U-166 sailed from Lorient, France on June 17, 1942. The war in Europe was nearly three years old, but the conflict had barely touched the waters of the Gulf of Mexico and the Caribbean. Only six months after its official entry into the war, the United States was still learning how to handle the U-boat menace and, generally speaking, wasn't doing a very good job. Many merchant ships continued sailing alone and unescorted, and some coastal cities were still reluctant to enforce blackout regulations -- after all, the blackout was bad for tourism!


U-166 with her commander, Han-Günther Kuhlmann (bareheaded, top), before her patrol. Image courtesy the PAST Foundation.

Kuhlmann's first war patrol as commander started off inauspiciously, when he intercepted the 84-ton Dominican schooner Carmen off that country's northern shore on July 11. Not wanting to waste valuable torpedoes on such a small target, he attacked on the surface and sank the boat with gunfire. Two days later bigger game appeared, the 2,309-tom U.S. steam freighter Oneida, off the eastern tip of Cuba. Kuhlmann sent her to the bottom with six dead and continued west along the Cuban coast.

On the evening of July 16, 1942, about thirty miles northeast of Havana, U-166 encountered an ancient and tiny motorized fishing vessel called Gertrude. Kuhlmann may have been amused that this little boat bore the same name as his wife. The 16-ton boat was far too small for a torpedo, so he ordered the trawler's three-man crew into a motorboat and sank the trawler with gunfire. The motorboat ran out of fuel before reaching Cuba, and the crew drifted for three days before being picked up in the Florida Keys.
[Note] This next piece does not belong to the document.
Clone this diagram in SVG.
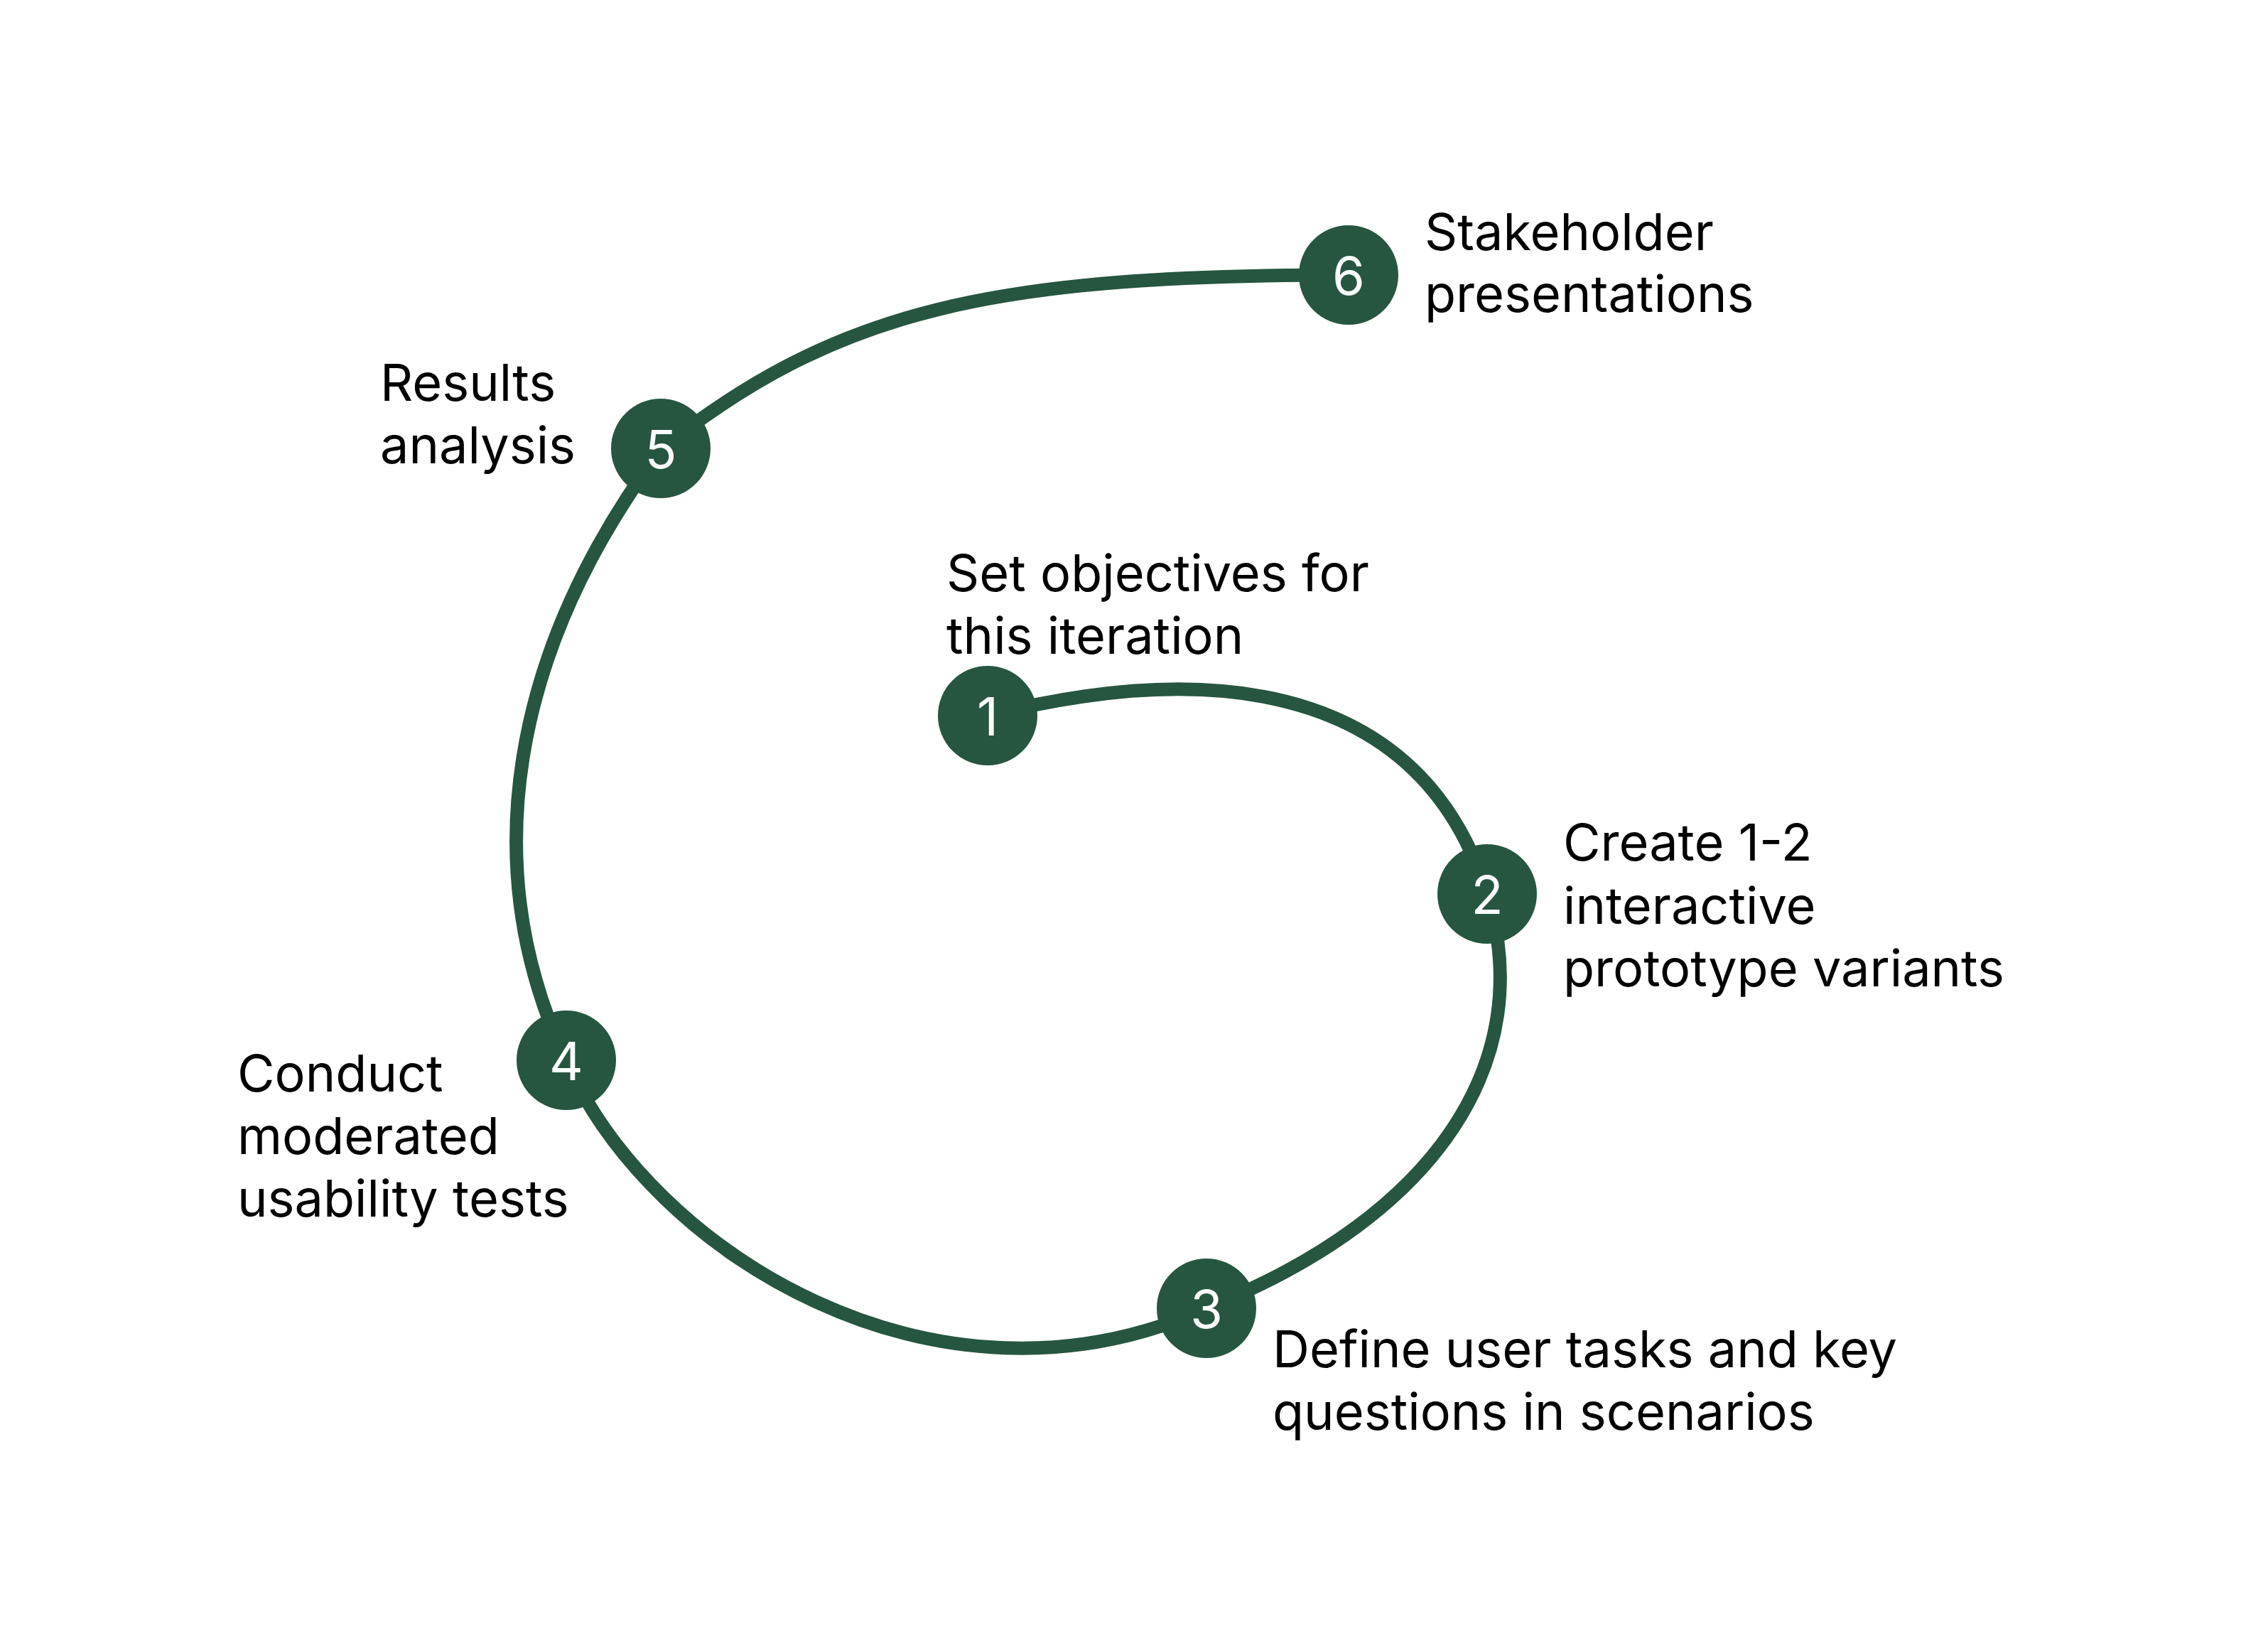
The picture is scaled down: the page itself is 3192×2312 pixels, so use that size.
<svg xmlns="http://www.w3.org/2000/svg" width="3192" height="2312" viewBox="0 0 3192 2312">
<style>
.bg{fill:#ffffff}
.conn{fill:none;stroke:#26563F;stroke-width:19;stroke-linecap:round;stroke-linejoin:round}
.dot{fill:#26563F}
.num{font-family:Inter,"Noto Sans","Liberation Sans",sans-serif;font-size:74px;fill:#ffffff;text-anchor:middle}
.lbl{font-family:Inter,"Noto Sans","Liberation Sans",sans-serif;font-size:72px;fill:#000000}
</style>
<rect class="bg" x="0" y="0" width="3192" height="2312"/>
<g id="connectors">
<path id="c1-2" class="conn" d="M1390,1007 C1750,917 2009,988 2093,1258"/>
<path id="c2-3" class="conn" d="M2093,1258 C2164,1488 2028,1709 1698,1841"/>
<path id="c3-4" class="conn" d="M1698,1841 C1318,2012 916,1763 797,1493"/>
<path id="c4-5" class="conn" d="M797,1493 C668,1218 719,917 930,632"/>
<path id="c5-6" class="conn" d="M930,632 C1180,434.5 1398,387 1898,387"/>
</g>
<g id="node1">
<circle class="dot" cx="1390" cy="1007" r="70"/>
<text class="num" x="1390" y="1035">1</text>
<text class="lbl" x="1332" y="832">Set objectives for</text>
<text class="lbl" x="1332" y="920">this iteration</text>
</g>
<g id="node2">
<circle class="dot" cx="2093" cy="1258" r="70"/>
<text class="num" x="2093" y="1286">2</text>
<text class="lbl" x="2200" y="1211">Create 1-2</text>
<text class="lbl" x="2200" y="1300">interactive</text>
<text class="lbl" x="2200" y="1388">prototype variants</text>
</g>
<g id="node3">
<circle class="dot" cx="1698" cy="1841" r="70"/>
<text class="num" x="1698" y="1869">3</text>
<text class="lbl" x="1791" y="1924">Define user tasks and key</text>
<text class="lbl" x="1791" y="2012">questions in scenarios</text>
</g>
<g id="node4">
<circle class="dot" cx="797" cy="1492" r="70"/>
<text class="num" x="797" y="1520">4</text>
<text class="lbl" x="334" y="1536">Conduct</text>
<text class="lbl" x="334" y="1624">moderated</text>
<text class="lbl" x="334" y="1712">usability tests</text>
</g>
<g id="node5">
<circle class="dot" cx="930" cy="631" r="70"/>
<text class="num" x="930" y="659">5</text>
<text class="lbl" x="535" y="564">Results</text>
<text class="lbl" x="535" y="652">analysis</text>
</g>
<g id="node6">
<circle class="dot" cx="1898" cy="387" r="70"/>
<text class="num" x="1898" y="415">6</text>
<text class="lbl" x="2005" y="352">Stakeholder</text>
<text class="lbl" x="2005" y="439">presentations</text>
</g>
</svg>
Kuhlmann and his crew never knew about it, but their encounter with Gertrude gained some notoriety after the trawler's crew was picked up and questioned by the U.S. Navy. Press releases, always looking for a good propaganda angle, suggested that Gertrude had been attacked and "hijacked" for food "by a Nazi U-boat crew apparently desperate for provisions." The resulting article appeared in the New York Times on July 28 and undoubtedly caused a few chuckles, especially when readers learned that the trawler's cargo consisted of twenty tons of onions.

For the next two weeks, Kuhlmann patrolled off the Cuban coast and gradually moved northward into the northern Gulf of Mexico. By the end of the month, U-166 was off the mouth of the Mississippi River, in an excellent position both to intercept traffic coming in and out of New Orleans and also to encounter tankers steaming eastward from the Texas Gulf ports. Oberleutnant Kuhlmann was probably getting anxious for a suitable target; he hadn't come five thousand miles to sinking fishing boats. But patience paid off. On the afternoon of July 30, Kuhlmann's lookouts spotted smoke away to the southeast. It was the passenger steamer Robert E. Lee. Neither the steamer nor the submarine would survive the coming encounter.